- **SUPPLIED DATA**:
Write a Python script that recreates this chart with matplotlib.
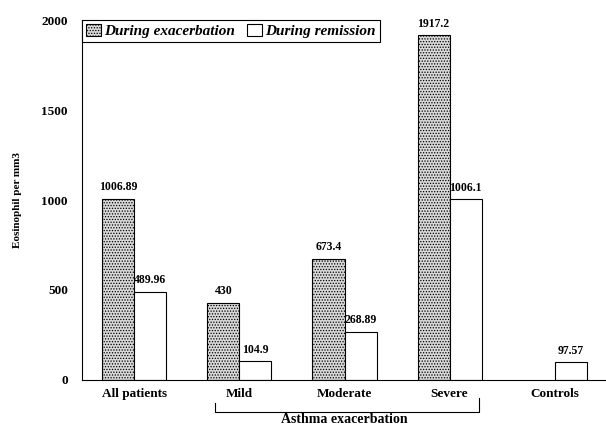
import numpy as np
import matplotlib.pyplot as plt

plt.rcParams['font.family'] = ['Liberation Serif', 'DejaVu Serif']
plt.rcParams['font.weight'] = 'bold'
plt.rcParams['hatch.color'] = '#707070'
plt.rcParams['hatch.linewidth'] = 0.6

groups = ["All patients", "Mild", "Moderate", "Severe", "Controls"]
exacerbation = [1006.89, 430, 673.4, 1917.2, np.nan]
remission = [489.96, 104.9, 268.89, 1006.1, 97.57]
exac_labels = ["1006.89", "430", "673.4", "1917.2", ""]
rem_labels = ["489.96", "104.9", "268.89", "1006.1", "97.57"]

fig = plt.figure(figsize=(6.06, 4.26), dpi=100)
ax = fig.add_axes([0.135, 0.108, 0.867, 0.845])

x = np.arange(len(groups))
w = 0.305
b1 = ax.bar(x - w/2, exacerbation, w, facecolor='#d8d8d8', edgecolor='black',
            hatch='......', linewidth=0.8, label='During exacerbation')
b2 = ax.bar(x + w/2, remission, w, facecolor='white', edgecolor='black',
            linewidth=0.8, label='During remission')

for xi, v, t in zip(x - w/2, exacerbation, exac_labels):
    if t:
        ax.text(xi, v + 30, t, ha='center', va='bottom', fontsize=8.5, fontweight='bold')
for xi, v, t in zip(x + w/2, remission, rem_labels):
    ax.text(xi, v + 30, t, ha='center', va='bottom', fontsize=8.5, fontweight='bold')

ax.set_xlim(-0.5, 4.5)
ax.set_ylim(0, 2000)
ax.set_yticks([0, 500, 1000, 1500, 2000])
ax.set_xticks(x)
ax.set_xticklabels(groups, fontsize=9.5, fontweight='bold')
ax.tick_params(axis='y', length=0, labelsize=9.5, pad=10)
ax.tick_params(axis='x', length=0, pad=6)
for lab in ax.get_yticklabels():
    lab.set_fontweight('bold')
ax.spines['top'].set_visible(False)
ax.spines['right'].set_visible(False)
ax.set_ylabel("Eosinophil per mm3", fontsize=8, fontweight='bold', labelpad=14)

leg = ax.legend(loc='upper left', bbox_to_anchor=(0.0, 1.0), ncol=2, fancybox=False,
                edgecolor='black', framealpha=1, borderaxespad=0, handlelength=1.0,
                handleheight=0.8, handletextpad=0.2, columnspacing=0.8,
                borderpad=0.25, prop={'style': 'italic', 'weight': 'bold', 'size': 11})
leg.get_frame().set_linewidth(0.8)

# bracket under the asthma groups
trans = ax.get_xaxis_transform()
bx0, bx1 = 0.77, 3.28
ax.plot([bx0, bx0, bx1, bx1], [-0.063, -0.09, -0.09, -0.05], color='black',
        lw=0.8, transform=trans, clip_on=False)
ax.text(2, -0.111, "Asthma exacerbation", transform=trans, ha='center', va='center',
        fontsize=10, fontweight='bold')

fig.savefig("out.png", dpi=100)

- **GIVEN PROBLEM**: From the first line above down to the line with "plt.rcParams['hatch.linewidth'] = 0.6", reproduce every line and no others, omitting pictures.

- **SOLUTION TO THE PROBLEM**:
Write a Python script that recreates this chart with matplotlib.
import numpy as np
import matplotlib.pyplot as plt

plt.rcParams['font.family'] = ['Liberation Serif', 'DejaVu Serif']
plt.rcParams['font.weight'] = 'bold'
plt.rcParams['hatch.color'] = '#707070'
plt.rcParams['hatch.linewidth'] = 0.6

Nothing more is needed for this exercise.